According to anthropologists there have been people in Louisiana for at least 12,000 years. They probably migrated from the northern United States in search of game as more and more of the northern areas fell under sheets of advancing ice. Louisiana was much cooler and the plant-life very different from modern times.

These early men hunted bison, mastodon, camels, and horses with simple spears made by attaching a sharpened rock flake to the end of a spear. They were the true pioneers of this state. They came here without benefit of guides to show them the best hunting farm lands.

The large animals gradually became extinct as the glaciers melted, the climate grew warmer, and the plant life changed. The native Louisianians were forced by necessity to hunt smaller animals and to supplement their diet with shellfish. The people of the Archaic Period moved from place to place leaving behind huge mounds of discarded shells which eventually increased the elevation of area and reduced flooding. During this period they developed such tools as spear--throwers, knives, scrapers, drills, and darts.

In northeastern Louisiana, near Epps, is an ancient village site called Poverty Point. It contains a unique bird effigy mound and a large geometrical village. Houses of palmetto were built on ridges of earth arranged in an octagon east of the 600 foot long and 70 foot high bird mound.

Since they did not have clay pottery, food was cooked by placing it in an earthen pit lined with hot baked clay balls. Tools, called micro-flints, were made from stone slivers to open shellfish, nuts, and seeds.

There are also indications of developing trade with other areas.

In coastal Louisiana much of the old Archaic tradition of shellfish gathering, augmented by hunting, continued long after the Poverty Point culture was 1,000 years old. About 200 BC crude pottery was added to the basic Archaic Culture on the coast and around Lake Ponchartrain. They continued to eat shellfish, supplemented with small game and wild plants. They lived on shell middens in circular houses made from poles and thatch.

The development of agriculture during this period freed the early Louisianians from daily hunting and food gathering which allowed them time for more religious and recreational activities. They began making fine pottery and flint projectile points for ceremonial and burial purposes rather than for purely utilitarian uses.

They continued building earthen mounds and added rather elaborate burial practices by placing the deceased in the mound with pottery and recreational items such as chunkey stones. Some of these burial artifacts were made from materials from as far away as Yellowstone Park and marine shells from the Gulf. Their artifacts included copper items.
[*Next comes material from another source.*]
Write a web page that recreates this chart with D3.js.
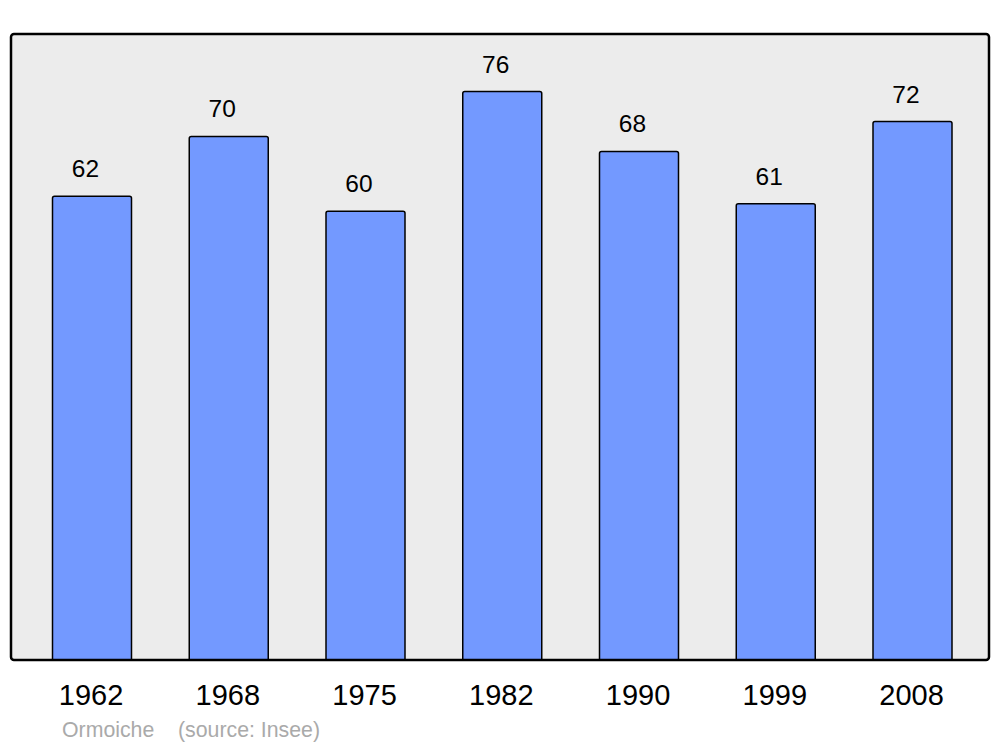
<!DOCTYPE html>
<html>
<head>
<meta charset="utf-8">
<script src="https://cdn.jsdelivr.net/npm/d3@7"></script>
<style>
  html, body { margin: 0; padding: 0; background: #fff; }
  svg { display: block; }
  text { font-family: "Liberation Sans", Arial, sans-serif; }
</style>
</head>
<body>
<script>
const years = ["1962", "1968", "1975", "1982", "1990", "1999", "2008"];
const population = [62, 70, 60, 76, 68, 61, 72];
const townName = "Ormoiche";
const sourceLabel = "(source: Insee)";

const W = 1000, H = 747;
const panel = { x0: 11, x1: 989, y0: 34, y1: 660 };

const svg = d3.select("body").append("svg").attr("width", W).attr("height", H);

svg.append("rect")
  .attr("x", panel.x0).attr("y", panel.y0)
  .attr("width", panel.x1 - panel.x0).attr("height", panel.y1 - panel.y0)
  .attr("rx", 3).attr("ry", 3)
  .attr("fill", "#ececec");

const x = d3.scalePoint().domain(years).range([92, 912.5]);
const barW = 79;
const y = d3.scaleLinear().domain([0, 83.7]).range([panel.y1, panel.y0]);

const data = years.map((yr, i) => ({ year: yr, value: population[i] }));

// bars with rounded top corners
function barPath(d) {
  const l = x(d.year) - barW / 2, r = l + barW, t = y(d.value), b = y(0), rr = 2;
  return `M${l},${b} L${l},${t + rr} Q${l},${t} ${l + rr},${t} L${r - rr},${t} Q${r},${t} ${r},${t + rr} L${r},${b} Z`;
}

svg.append("g").selectAll("path").data(data).join("path")
  .attr("d", barPath)
  .attr("fill", "#7399ff")
  .attr("stroke", "#000")
  .attr("stroke-width", 1.5);

svg.append("g").selectAll("text").data(data).join("text")
  .attr("x", d => x(d.year) - 6.5)
  .attr("y", d => y(d.value) - 19)
  .attr("text-anchor", "middle")
  .attr("font-size", 24.5)
  .attr("fill", "#000")
  .text(d => d.value);

// panel border on top
svg.append("rect")
  .attr("x", panel.x0).attr("y", panel.y0)
  .attr("width", panel.x1 - panel.x0).attr("height", panel.y1 - panel.y0)
  .attr("rx", 3).attr("ry", 3)
  .attr("fill", "none")
  .attr("stroke", "#000")
  .attr("stroke-width", 2.5);

// x axis labels
const xAxis = d3.axisBottom(x).tickSize(0).tickPadding(0);
const gx = svg.append("g").attr("transform", `translate(-1.5,${panel.y1 + 24})`).call(xAxis);
gx.select(".domain").remove();
gx.selectAll("text")
  .attr("font-size", 29)
  .attr("font-family", "\"Liberation Sans\", Arial, sans-serif")
  .attr("fill", "#000");

svg.append("text").attr("x", 62).attr("y", 737)
  .attr("font-size", 21.3).attr("fill", "#aaaaaa").text(townName);
svg.append("text").attr("x", 178).attr("y", 737)
  .attr("font-size", 21.3).attr("fill", "#aaaaaa").text(sourceLabel);
</script>
</body>
</html>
This was basically a continuation of the Marksville Period. Mound building became more advanced with a shift toward large flat topped pyramidal mounds as foundations for temples. These were probably used for sacred and ceremonial activities. The burial mounds continued to be built in conical shapes.

Agriculture improvements included clearing fields by slashing the trees and burning them in the fields to provide fertilizer for crops. Bows and arrows were used for the first time which increased their hunting successes. With these improvements came larger populations as the people developed methods for feeding their growing numbers.